To begin this proof, I will construct lines through each vertex that is perpendicular to the opposite side. Then, construct their points of intersection.
First we must prove that the altitudes of the
small triangle ABC are the perpendicular bisectors of the larger
triangle GHI. By construction, we know that segment BA is parallel
to HI and by construction we also know that GI is parallel to
BC. Since the definition of a parallelogram is that it has two
sets of parallel sides, we know that BCAI must be a parallelogram.
One of the properties of a parallelogram is that opposite sides
are congruent, so BC=IA. By construction, we also know that AC
is parallel to GB, so by difintion of parallelogram, GABC must
be a parallelogram. So BC=GA by the properties of a paralleogram.
Since both IA and GA are equal to BC, IA=GA.
Similarly, HC=CI and HB=BG.
So we have proven that the altitudes bisect the sides of the larger
triangle, now we must prove that the altitudes are perpendicular
to the sides of the larger triangle. Since GI is parallel to BC,
and AE is the altitude of BC, which means it is perpendicular
to BC, therefore AE must also be perpendicular to GI. Sinilarly,
CD is perpendicular to HI, and BF is perpendicular to GH.

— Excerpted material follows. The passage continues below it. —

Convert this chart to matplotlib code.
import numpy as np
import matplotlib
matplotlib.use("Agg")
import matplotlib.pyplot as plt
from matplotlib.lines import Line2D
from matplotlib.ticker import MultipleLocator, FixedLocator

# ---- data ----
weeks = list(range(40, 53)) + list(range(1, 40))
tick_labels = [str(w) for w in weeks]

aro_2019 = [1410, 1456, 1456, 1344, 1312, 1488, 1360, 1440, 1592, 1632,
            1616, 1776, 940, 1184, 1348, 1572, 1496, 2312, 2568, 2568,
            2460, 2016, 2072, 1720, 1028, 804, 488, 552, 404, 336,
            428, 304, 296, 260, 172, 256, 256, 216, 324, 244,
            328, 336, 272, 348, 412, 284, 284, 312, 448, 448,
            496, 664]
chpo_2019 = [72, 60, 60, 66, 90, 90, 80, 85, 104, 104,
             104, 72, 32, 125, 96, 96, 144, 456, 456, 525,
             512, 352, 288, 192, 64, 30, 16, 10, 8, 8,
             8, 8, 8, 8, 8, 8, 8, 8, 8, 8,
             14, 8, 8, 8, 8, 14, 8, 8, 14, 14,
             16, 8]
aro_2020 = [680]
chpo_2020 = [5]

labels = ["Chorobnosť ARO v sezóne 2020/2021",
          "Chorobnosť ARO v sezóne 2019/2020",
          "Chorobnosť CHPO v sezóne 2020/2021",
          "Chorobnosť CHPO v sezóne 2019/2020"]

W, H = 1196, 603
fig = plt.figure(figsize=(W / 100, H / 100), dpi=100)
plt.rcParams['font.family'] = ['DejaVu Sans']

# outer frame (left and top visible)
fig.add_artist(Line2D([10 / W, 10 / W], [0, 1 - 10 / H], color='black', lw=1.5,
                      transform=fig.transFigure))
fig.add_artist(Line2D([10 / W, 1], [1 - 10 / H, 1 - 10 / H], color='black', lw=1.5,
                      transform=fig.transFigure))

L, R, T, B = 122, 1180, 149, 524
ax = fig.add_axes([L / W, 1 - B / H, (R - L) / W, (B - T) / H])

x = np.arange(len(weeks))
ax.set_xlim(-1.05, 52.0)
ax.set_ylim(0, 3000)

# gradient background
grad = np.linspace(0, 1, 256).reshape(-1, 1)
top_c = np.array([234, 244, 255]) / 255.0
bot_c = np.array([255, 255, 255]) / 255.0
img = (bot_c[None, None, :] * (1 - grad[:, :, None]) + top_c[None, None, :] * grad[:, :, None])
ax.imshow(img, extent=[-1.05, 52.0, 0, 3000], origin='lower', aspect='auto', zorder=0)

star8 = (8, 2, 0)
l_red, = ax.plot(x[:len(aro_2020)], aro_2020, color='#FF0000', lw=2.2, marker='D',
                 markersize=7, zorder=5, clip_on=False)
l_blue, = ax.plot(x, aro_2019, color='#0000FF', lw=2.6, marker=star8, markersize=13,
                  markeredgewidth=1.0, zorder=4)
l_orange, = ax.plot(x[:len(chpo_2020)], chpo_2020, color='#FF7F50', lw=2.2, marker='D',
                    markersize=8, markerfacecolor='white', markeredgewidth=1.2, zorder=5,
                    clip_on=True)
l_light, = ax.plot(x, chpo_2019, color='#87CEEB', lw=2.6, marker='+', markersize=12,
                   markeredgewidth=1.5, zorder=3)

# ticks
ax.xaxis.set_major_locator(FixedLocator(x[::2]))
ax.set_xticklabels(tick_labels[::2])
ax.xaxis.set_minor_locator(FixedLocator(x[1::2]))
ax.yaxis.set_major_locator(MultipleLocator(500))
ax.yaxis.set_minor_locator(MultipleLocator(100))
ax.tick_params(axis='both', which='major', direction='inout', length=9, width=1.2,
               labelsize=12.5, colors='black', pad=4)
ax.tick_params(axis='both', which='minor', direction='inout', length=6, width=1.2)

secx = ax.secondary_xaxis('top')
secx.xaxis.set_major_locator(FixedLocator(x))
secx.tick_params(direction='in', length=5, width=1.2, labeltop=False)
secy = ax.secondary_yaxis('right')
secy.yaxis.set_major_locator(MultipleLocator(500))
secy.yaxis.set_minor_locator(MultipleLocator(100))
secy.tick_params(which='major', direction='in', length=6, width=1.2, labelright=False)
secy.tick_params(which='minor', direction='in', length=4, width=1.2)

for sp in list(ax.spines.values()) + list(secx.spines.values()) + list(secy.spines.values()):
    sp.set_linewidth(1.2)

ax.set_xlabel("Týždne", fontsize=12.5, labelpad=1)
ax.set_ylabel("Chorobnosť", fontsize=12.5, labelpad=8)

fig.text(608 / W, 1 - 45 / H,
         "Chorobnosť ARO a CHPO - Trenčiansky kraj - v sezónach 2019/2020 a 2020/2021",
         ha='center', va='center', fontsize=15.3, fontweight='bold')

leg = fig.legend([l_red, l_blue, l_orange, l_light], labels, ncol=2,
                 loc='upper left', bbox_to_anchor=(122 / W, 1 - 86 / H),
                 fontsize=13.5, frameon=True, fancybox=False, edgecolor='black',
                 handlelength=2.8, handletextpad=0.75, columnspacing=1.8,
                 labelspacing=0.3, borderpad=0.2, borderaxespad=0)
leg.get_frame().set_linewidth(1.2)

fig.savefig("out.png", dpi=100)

Now we have proven that the altitudes of the smaller triangle
ABC are the perpendicular bisectors of the larger triangle GIH.
We know that the perpendicular bisectors of a triangle are concurrent
(for proof, click here),
so the altitudes must also be concurrent.

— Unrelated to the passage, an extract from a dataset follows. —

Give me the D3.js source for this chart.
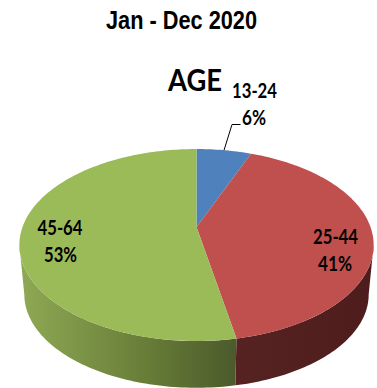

To do this proof, I will construct two triangles, Triangle1 and Triangle2.
Triangle 1:
Triangles BEF and ABC are similar by Side Angle
Side Congruence theorem because they share the same angle B and
their sides have a ratio of 1:2 because of the existance of midpoints.
So we know that the ratio of FE to CA is 1:2. Now we can prove
triangle FEG is similar to GCA by Angle Angle Angle because angle
FGE=angle CGA since they are vertical angles and vertical angles
of intersecting lines are congruent, and angle GFE=angle ACG and
angle CAG=angle GEF because alternate interior angles of parallel
lines are equal. We know that FE is parallel to CA by the converse
to Euclide's theorem book 6 prop.2. Since FGE is similar to AGC,
we know that all sides must have the ratio of 1:2, therefore FG:GC
is 1:2.
Triangle2:
I kept the line FC the same, but I added line
BD. We know all of the points F,D,E are the same because they
are the midpoints, but we aren't sure that G is the same point
so we rename it G'. If we can prove that G and G' are the same
point, we will prove that all three lines are concurrent. We prove
that triangle FDG' and triangle BCG' are similar by the same process
above (Angle Angle Side similarity theorem). So we know all the
sides have the ratio 1:2. Therefore FG':G'C is 1:2, so that means
G'=G. Therefore, all three lines are concurrent.